Gold held in SIPPs – a hidden solution?

3 May 2023

Is investing in gold be the hidden solution to a diversified portfolio within a SIPP? Damien Bowler, Pensions Technical Manager, Curtis Banks, talks about how holding gold with a pension works.

Advising clients on their pension comes with a host of considerations from their risk appetite, ethical views, years till retirement, value, and cost. Regardless of this, one point that always requires careful consideration is diversification.
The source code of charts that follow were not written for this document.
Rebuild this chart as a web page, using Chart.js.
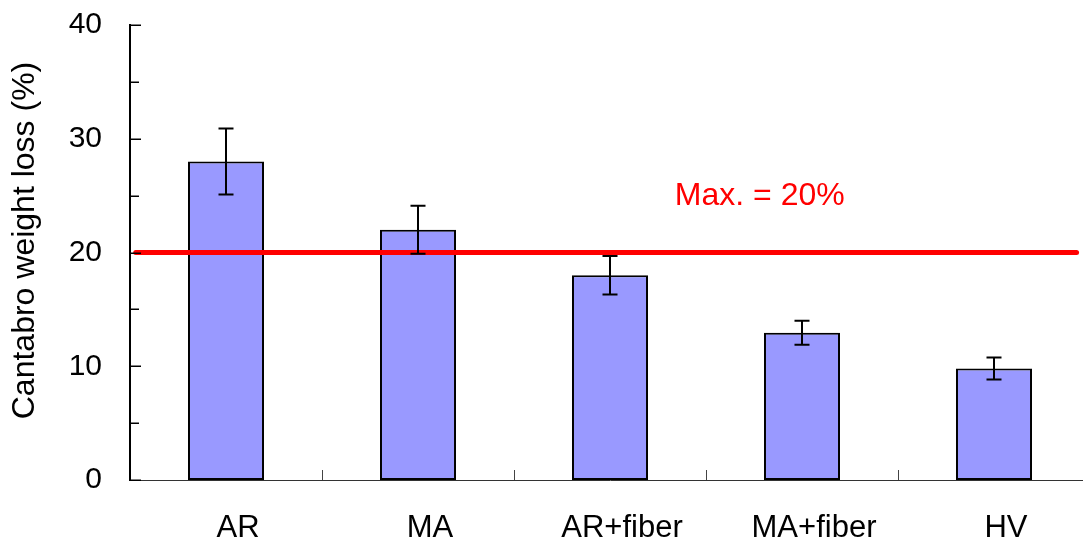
<!DOCTYPE html>
<html>
<head>
<meta charset="utf-8">
<script src="https://cdn.jsdelivr.net/npm/chart.js@4.4.0/dist/chart.umd.min.js"></script>
<style>
html,body{margin:0;padding:0;overflow:hidden;background:#fff;width:1083px;height:543px}
#wrap{position:relative;width:1100px;height:543px}
</style>
</head>
<body>
<div id="wrap"><canvas id="c"></canvas></div>
<script>
// ---- data ----
const categories = ['AR', 'MA', 'AR+fiber', 'MA+fiber', 'HV'];
const lossValues = [28.0, 22.0, 18.0, 12.95, 9.8];
const errorValues = [2.9, 2.1, 1.7, 1.05, 0.97];
const yMin = 0;
const yMax = 40;
const yStep = 5;
const yLabelStep = 10;
const maxLimit = 20;
const maxLineRange = [-0.47, 4.43];
const maxLabel = 'Max. = 20%';
const maxLabelPos = [2.78, 24.97];
const yTitle = 'Cantabro weight loss (%)';

const FONT = 'Arial, "Liberation Sans", Helvetica, sans-serif';

const decorPlugin = {
  id: 'decor',
  afterDatasetsDraw(chart) {
    const ctx = chart.ctx;
    const x = chart.scales.x, y = chart.scales.y, x2 = chart.scales.x2;
    const area = chart.chartArea;
    ctx.save();
    // error bars
    ctx.strokeStyle = '#000';
    ctx.lineWidth = 2;
    lossValues.forEach((v, i) => {
      const cx = x.getPixelForValue(i);
      const top = y.getPixelForValue(v + errorValues[i]);
      const bot = y.getPixelForValue(v - errorValues[i]);
      ctx.beginPath();
      ctx.moveTo(cx, top); ctx.lineTo(cx, bot);
      ctx.moveTo(cx - 7.5, top); ctx.lineTo(cx + 7.5, top);
      ctx.moveTo(cx - 7.5, bot); ctx.lineTo(cx + 7.5, bot);
      ctx.stroke();
    });
    // inward y ticks
    ctx.lineWidth = 1.5;
    y.ticks.forEach(t => {
      const py = Math.round(y.getPixelForValue(t.value)) + 0.25;
      const len = (t.value % yLabelStep === 0) ? 11 : 9;
      ctx.beginPath();
      ctx.moveTo(area.left, py); ctx.lineTo(area.left + len, py);
      ctx.stroke();
    });
    // category boundary ticks
    ctx.strokeStyle = '#444';
    ctx.lineWidth = 1;
    for (let i = 1; i < categories.length; i++) {
      const px = Math.round((x.getPixelForValue(i - 1) + x.getPixelForValue(i)) / 2) + 0.5;
      ctx.beginPath();
      ctx.moveTo(px, area.bottom); ctx.lineTo(px, area.bottom - 10);
      ctx.stroke();
    }
    // max label
    ctx.fillStyle = '#ff0000';
    ctx.font = '32px ' + FONT;
    ctx.textAlign = 'center';
    ctx.textBaseline = 'middle';
    ctx.fillText(maxLabel, x2.getPixelForValue(maxLabelPos[0]), y.getPixelForValue(maxLabelPos[1]));
    // y title
    ctx.fillStyle = '#000';
    ctx.font = '32px ' + FONT;
    ctx.translate(25, (area.top + area.bottom) / 2 - 12);
    ctx.rotate(-Math.PI / 2);
    ctx.fillText(yTitle, 0, 0);
    ctx.restore();
  }
};

new Chart(document.getElementById('c'), {
  data: {
    labels: categories,
    datasets: [
      {
        type: 'bar',
        data: lossValues,
        backgroundColor: '#9999ff',
        borderColor: '#000',
        borderWidth: 2,
        borderSkipped: false,
        grouped: false,
        barPercentage: 0.396,
        categoryPercentage: 1,
        xAxisID: 'x',
        yAxisID: 'y',
        order: 2
      },
      {
        type: 'line',
        data: maxLineRange.map(v => ({ x: v, y: maxLimit })),
        borderColor: '#ff0000',
        borderWidth: 5,
        borderCapStyle: 'round',
        pointRadius: 0,
        fill: false,
        xAxisID: 'x2',
        yAxisID: 'y',
        order: 1
      }
    ]
  },
  options: {
    responsive: true,
    maintainAspectRatio: false,
    animation: false,
    events: [],
    layout: { padding: { top: 25, right: 10, left: 0, bottom: 0 } },
    plugins: { legend: { display: false }, tooltip: { enabled: false }, title: { display: false } },
    scales: {
      x: {
        type: 'category',
        offset: true,
        position: 'bottom',
        grid: { display: false, drawTicks: false, tickLength: 0 },
        border: { display: true, color: '#333', width: 1 },
        ticks: { font: { size: 31, family: FONT }, color: '#000', padding: 30, labelOffset: 12, maxRotation: 0, autoSkip: false },
        afterFit: s => { s.height = 63; s.paddingLeft = 0; s.paddingRight = 0; }
      },
      x2: { type: 'linear', min: -0.5, max: 4.5, display: false },
      y: {
        type: 'linear',
        min: yMin,
        max: yMax,
        grid: { display: false, drawTicks: false, tickLength: 0 },
        border: { display: true, color: '#000', width: 2 },
        ticks: {
          stepSize: yStep,
          autoSkip: false,
          font: { size: 30, family: FONT },
          color: '#000',
          padding: 28,
          callback: v => (v % yLabelStep === 0 ? String(v) : '')
        },
        afterFit: s => { s.width = 130; s.paddingTop = 0; s.paddingBottom = 0; }
      }
    }
  },
  plugins: [decorPlugin]
});
</script>
</body>
</html>
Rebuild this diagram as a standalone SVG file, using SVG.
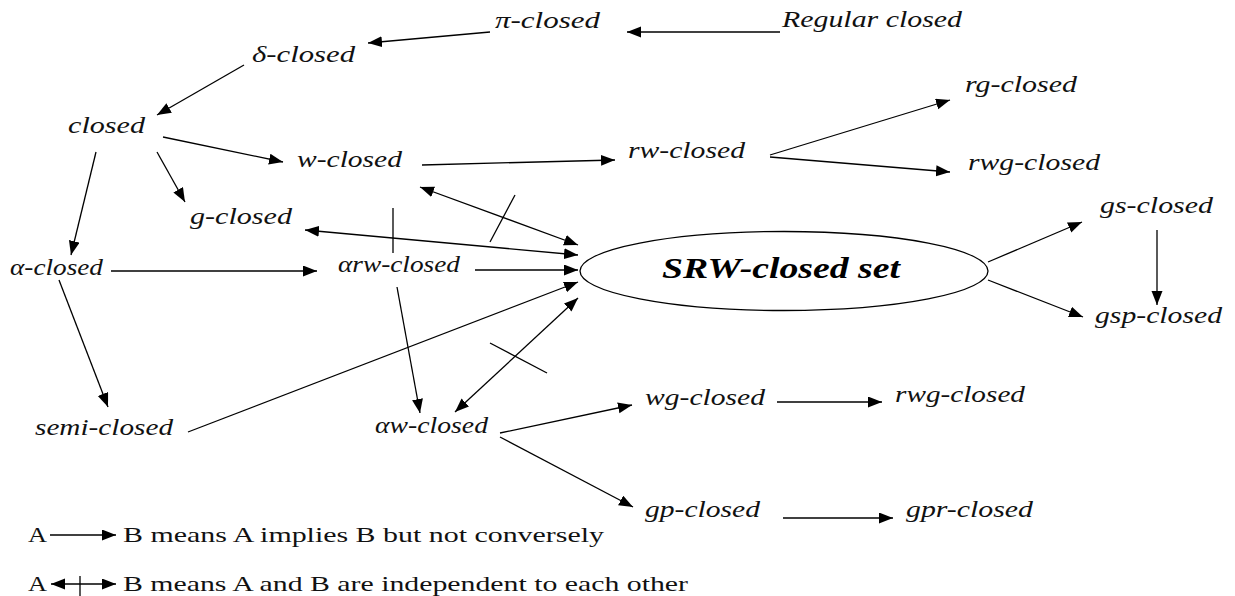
<svg xmlns="http://www.w3.org/2000/svg" width="1235" height="596" viewBox="0 0 1235 596">
<defs>
<marker id="ah" markerUnits="userSpaceOnUse" markerWidth="15" markerHeight="12" refX="14" refY="5.5" orient="auto-start-reverse" viewBox="0 0 15 12">
<path d="M0,0 L14,5.5 L0,11 z" fill="#000"/>
</marker>
</defs>
<style>
.lbl{font-family:"Liberation Serif","Times New Roman",serif;font-style:italic;font-size:23px;fill:#111}
.main{font-family:"Liberation Serif","Times New Roman",serif;font-style:italic;font-weight:bold;font-size:30px;fill:#000}
.leg{font-family:"Liberation Serif","Times New Roman",serif;font-size:21px;fill:#111}
.c{stroke:#000;stroke-width:1.3;fill:none}
.a{marker-end:url(#ah)}
.d{marker-start:url(#ah);marker-end:url(#ah)}
</style>
<rect width="1235" height="596" fill="#fff"/>
<g id="connectors">
<line class="c a" x1="780" y1="32" x2="627" y2="32"/>
<line class="c a" x1="490" y1="32" x2="368" y2="43"/>
<line class="c a" x1="244" y1="65" x2="157" y2="115"/>
<line class="c a" x1="163" y1="137" x2="283" y2="162"/>
<line class="c a" x1="157" y1="152" x2="185" y2="202"/>
<line class="c a" x1="96" y1="152" x2="71" y2="255"/>
<line class="c a" x1="111" y1="271" x2="317" y2="271"/>
<line class="c a" x1="59" y1="280" x2="108" y2="407"/>
<line class="c a" x1="188" y1="432" x2="578" y2="282"/>
<line class="c a" x1="475" y1="270" x2="578" y2="270"/>
<line class="c a" x1="397" y1="287" x2="420" y2="413"/>
<line class="c d" x1="455" y1="412" x2="578" y2="298"/>
<line class="c" x1="490" y1="343" x2="547" y2="373"/>
<line class="c d" x1="305" y1="230" x2="578" y2="255"/>
<line class="c" x1="393" y1="208" x2="393" y2="253"/>
<line class="c d" x1="420" y1="187" x2="578" y2="245"/>
<line class="c" x1="515" y1="195" x2="490" y2="242"/>
<line class="c a" x1="422" y1="165" x2="615" y2="160"/>
<line class="c a" x1="770" y1="155" x2="950" y2="100"/>
<line class="c a" x1="770" y1="157" x2="950" y2="172"/>
<line class="c a" x1="988" y1="262" x2="1082" y2="222"/>
<line class="c a" x1="988" y1="280" x2="1083" y2="317"/>
<line class="c a" x1="1157" y1="230" x2="1157" y2="305"/>
<line class="c a" x1="500" y1="433" x2="632" y2="405"/>
<line class="c a" x1="500" y1="437" x2="633" y2="507"/>
<line class="c a" x1="777" y1="402" x2="882" y2="402"/>
<line class="c a" x1="783" y1="518" x2="893" y2="518"/>
</g>
<g id="srw"><ellipse cx="784" cy="271" rx="204" ry="39.5" fill="none" stroke="#000" stroke-width="1.3"/><text class="main" x="662" y="278" textLength="238" lengthAdjust="spacingAndGlyphs">SRW-closed set</text></g>
<g id="pi"><text class="lbl" x="495" y="28" textLength="105" lengthAdjust="spacingAndGlyphs">π-closed</text></g>
<g id="regular"><text class="lbl" x="782" y="27" textLength="180" lengthAdjust="spacingAndGlyphs">Regular closed</text></g>
<g id="delta"><text class="lbl" x="252" y="62" textLength="103" lengthAdjust="spacingAndGlyphs">δ-closed</text></g>
<g id="closed"><text class="lbl" x="68" y="133" textLength="77" lengthAdjust="spacingAndGlyphs">closed</text></g>
<g id="w"><text class="lbl" x="297" y="167" textLength="105" lengthAdjust="spacingAndGlyphs">w-closed</text></g>
<g id="g"><text class="lbl" x="190" y="224" textLength="102" lengthAdjust="spacingAndGlyphs">g-closed</text></g>
<g id="alpha"><text class="lbl" x="10" y="275" textLength="93" lengthAdjust="spacingAndGlyphs">α-closed</text></g>
<g id="arw"><text class="lbl" x="338" y="272" textLength="122" lengthAdjust="spacingAndGlyphs">αrw-closed</text></g>
<g id="rw"><text class="lbl" x="628" y="158" textLength="117" lengthAdjust="spacingAndGlyphs">rw-closed</text></g>
<g id="rg"><text class="lbl" x="965" y="92" textLength="112" lengthAdjust="spacingAndGlyphs">rg-closed</text></g>
<g id="rwg1"><text class="lbl" x="968" y="170" textLength="132" lengthAdjust="spacingAndGlyphs">rwg-closed</text></g>
<g id="gs"><text class="lbl" x="1100" y="213" textLength="113" lengthAdjust="spacingAndGlyphs">gs-closed</text></g>
<g id="gsp"><text class="lbl" x="1095" y="323" textLength="127" lengthAdjust="spacingAndGlyphs">gsp-closed</text></g>
<g id="semi"><text class="lbl" x="35" y="435" textLength="138" lengthAdjust="spacingAndGlyphs">semi-closed</text></g>
<g id="aw"><text class="lbl" x="375" y="433" textLength="113" lengthAdjust="spacingAndGlyphs">αw-closed</text></g>
<g id="wg"><text class="lbl" x="645" y="405" textLength="120" lengthAdjust="spacingAndGlyphs">wg-closed</text></g>
<g id="rwg2"><text class="lbl" x="895" y="402" textLength="130" lengthAdjust="spacingAndGlyphs">rwg-closed</text></g>
<g id="gp"><text class="lbl" x="645" y="517" textLength="115" lengthAdjust="spacingAndGlyphs">gp-closed</text></g>
<g id="gpr"><text class="lbl" x="906" y="517" textLength="127" lengthAdjust="spacingAndGlyphs">gpr-closed</text></g>
<g id="legend">
<text class="leg" x="28" y="542" textLength="19" lengthAdjust="spacingAndGlyphs">A</text>
<line class="c a" x1="50" y1="535" x2="116" y2="535"/>
<text class="leg" x="123" y="542" textLength="481" lengthAdjust="spacingAndGlyphs">B means A implies B but not conversely</text>
<text class="leg" x="28" y="591" textLength="19" lengthAdjust="spacingAndGlyphs">A</text>
<line class="c d" x1="51" y1="584" x2="116" y2="584"/>
<line class="c" x1="80" y1="576" x2="80" y2="596"/>
<text class="leg" x="123" y="591" textLength="565" lengthAdjust="spacingAndGlyphs">B means A and B are independent to each other</text>
</g>
</svg>
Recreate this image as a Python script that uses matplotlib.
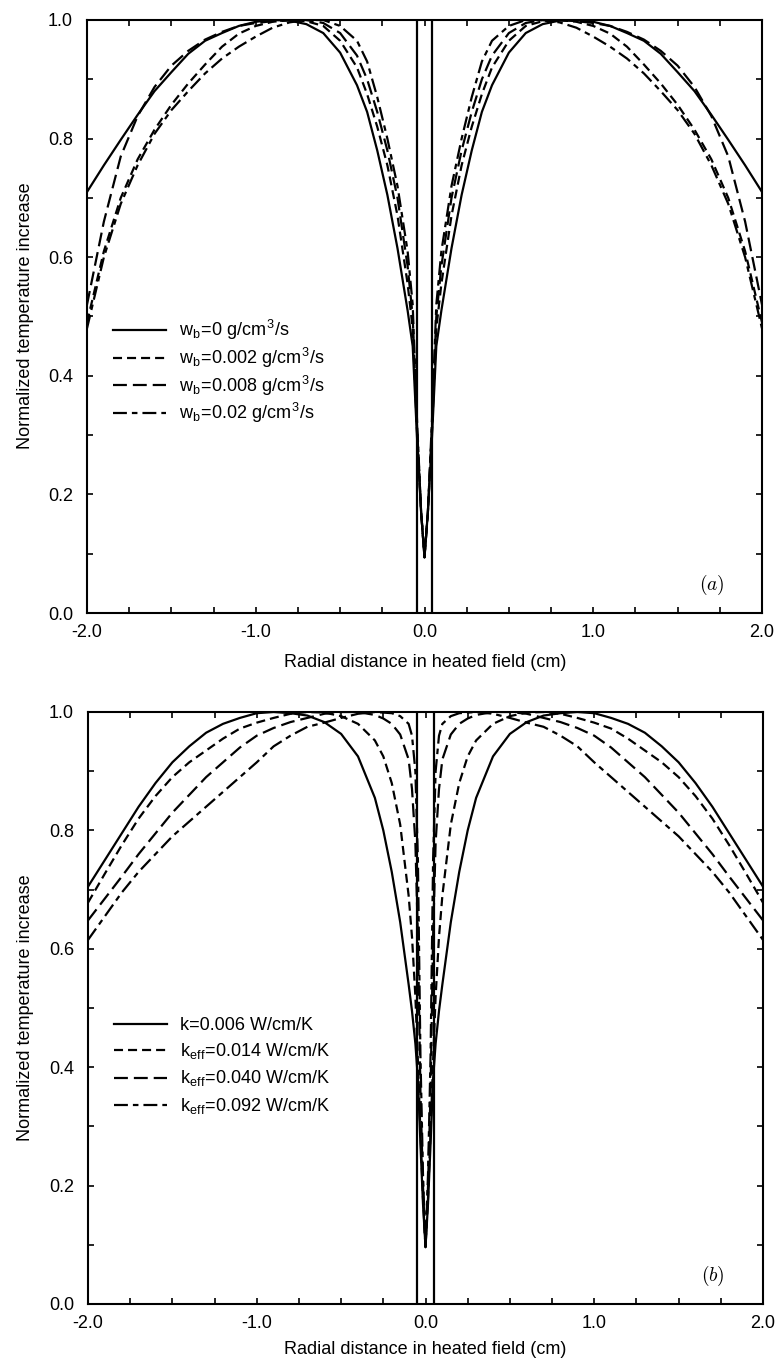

Gold can provide diversification for a client’s SIPP portfolio in particular as it is different to the more mainstream investments. Gold can help reduce risk in a similar way to cash holdings, it is classed as a standard investment, which means it is easier to value and is a liquid asset. In addition, there are opportunities for good returns over the longer term and provides quick access to funds if required.

Gold has been used as a store of value for centuries and has historically held its value well over the long term. Holding it within a well-balanced and diversified portfolio will help provide a buffer against losses on other assets during uncertain times.  It is not however recommended as a sole investment, within a SIPP portfolio and the general opinion is that you should hold no more than 10% of any single investment.

Following the FCA’s decision in 2014 to deem gold bullion an allowable investment within a SIPP, it has become simpler to invest in. The options to access gold investments, as well as the variety of investment types, have steadily grown, putting it within reach of more pension savers.

When investing in gold clients might think of a large shiny gold bar, and while this is one option, there are ways to invest indirectly, including via an exchange-traded fund (ETF) or derivative. An ETF is a fund that tracks the price of gold and can be bought and sold like a stock. A derivative is an instrument that derives its value from the performance of gold. All forms of investing in gold come with their own set of risks and advantages which should form part of the due diligence process.

Clients can gain direct access to gold investments via the Royal Mint or other specialist investment firms, however, it is important to consider the SIPP provider that is being used as they may not allow direct holdings in gold. Where a SIPP provider allows access to gold directly, they may have their own specific restrictions, such as purity, the form it takes, and weight which will all need to be taken into account.

There are also other considerations when investing in gold, what links does the provider have with the chosen SIPP provider, is there an automated or manual reporting process, and if manual does this increase the cost to the client?  What are the application and dealing processes, is that in line with your expectations and is it suitable for you and your client. Online dealing is viewed as convenient and simpler by many, but not adopted by all investment providers

With direct holdings in gold bullion, the SIPP provider will not be able to hold it on behalf of a client’s pension, and therefore the adviser’s due diligence process will need to consider the storage facilities, insurance provisions and associated costs. The Royal Mint has state of the art vaults in the country as well as comprehensive security and insurance. If you are looking to go elsewhere to hold gold, this should be a key consideration alongside the costs involved now and in the future.

Most SIPP providers will be able to assist you with identifying gold investment firms that they work with and if there are electronic links for simplified processing and reporting. They will also be able to confirm the application and dealing processes if they have previously arranged the suggested investment.

It sometimes feels like gold is out of reach. But the potential benefits can be clear if used as part of a balanced SIPP portfolio. It can provide low-risk diversification in a tax efficient environment and, provides flexibility and security during uncertain times with good potential growth over the long term. Given the uncertainties that currently exist in the world could this be a SIPPs golden opportunity?